Trump classifica Antifa como organização terrorista e especialistas veem ameaça à democracia
Decreto amplia poderes de repressão nos EUA e pode abrir brecha para criminalizar movimentos progressistas, segundo analistas brasileiros
INTERNACIONALO presidente dos Estados Unidos, Donald Trump, assinou nesta semana um decreto que designa o movimento Antifa como organização terrorista doméstica. A medida foi considerada por especialistas uma das mais duras de seu governo, com potencial para restringir direitos constitucionais e ampliar a repressão a opositores.
Segundo analistas, embora Antifa não seja uma organização formal, mas uma bandeira antifascista e anticapitalista assumida por diferentes coletivos e movimentos sociais, a classificação pode servir de justificativa para criminalizar protestos e manifestações contrárias ao governo.
“Na prática, o que ele está suspendendo, sem mexer na Constituição, é o direito constitucional da livre expressão, de protesto e de dissenso, que é próprio da democracia”, afirmou Thiago Rodrigues, professor de Relações Internacionais da Universidade Federal Fluminense (UFF).
A medida foi anunciada após o assassinato do ativista conservador Charlie Kirk, aliado de Trump, em um campus universitário em Utah. O suspeito, um estudante de 22 anos, não teve comprovada qualquer ligação com grupos organizados, mas o republicano atribuiu o crime a uma “esquerda radical” e apontou o Antifa como responsável.
Ao contrário do que sugere a ordem executiva, não há um grupo único e estruturado chamado Antifa. O termo refere-se a uma tática de enfrentamento ao fascismo que remonta aos anos 1920, quando movimentos antifascistas surgiram nos Estados Unidos em oposição a organizações pró-nazistas.
Atualmente, o Antifa incorpora pautas de igualdade racial e de gênero e esteve presente, por exemplo, nos protestos do movimento Black Lives Matter, após a morte de George Floyd, em 2020.
“Não existe um grupo organizado, com hierarquia e comando central que se chame Antifa.
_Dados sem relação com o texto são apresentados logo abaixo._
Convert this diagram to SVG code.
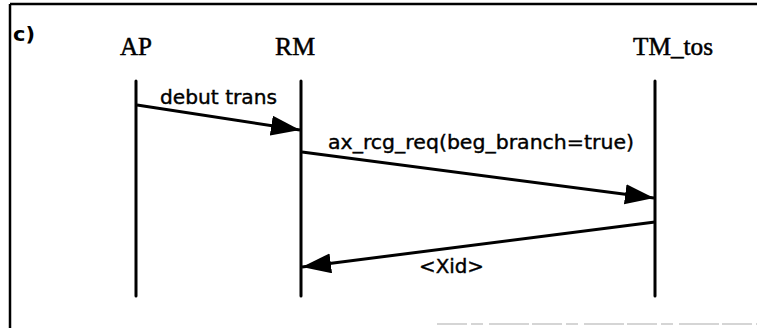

É uma ideologia e uma prática de mobilização. Torná-la sinônimo de terrorismo é muito preocupante”, explicou Rodrigues.
Nos Estados Unidos, a classificação de terrorismo carrega implicações legais severas desde os ataques de 11 de setembro de 2001. A Ordem Executiva 13.224, criada após os atentados, autoriza o governo a congelar bens e desmantelar redes financeiras associadas a suspeitos.
O decreto assinado por Trump determina que todas as agências federais utilizem “todas as autoridades aplicáveis para investigar, interromper e desmantelar” qualquer operação associada ao Antifa, incluindo o bloqueio de financiamento.
“É uma ação típica de governos autoritários que buscam enfraquecer a sociedade civil considerada hostil”, avaliou Kai Lehmann, professor do Instituto de Relações Internacionais da USP.
Trump já havia classificado organizações de narcotráfico como terroristas no início do ano e pressiona o Brasil a adotar a mesma postura em relação a facções criminosas. Para a professora Clarissa Nascimento Forner, da UERJ, a nova medida pode aumentar a pressão também sobre movimentos progressistas brasileiros.
“Não duvido que isso seja usado como argumento para reforçar pressões sobre o Brasil, já que aqui também há grupos que se vinculam a pautas antifascistas”, disse Forner.
Apesar disso, Lehmann aponta que a aplicação de algo semelhante no Brasil seria improvável: “A Justiça brasileira tem maior independência em relação ao Executivo, o que permitiria contestar esse tipo de decreto. Nos EUA, a Suprema Corte não pode ser considerada independente nesse mesmo grau.”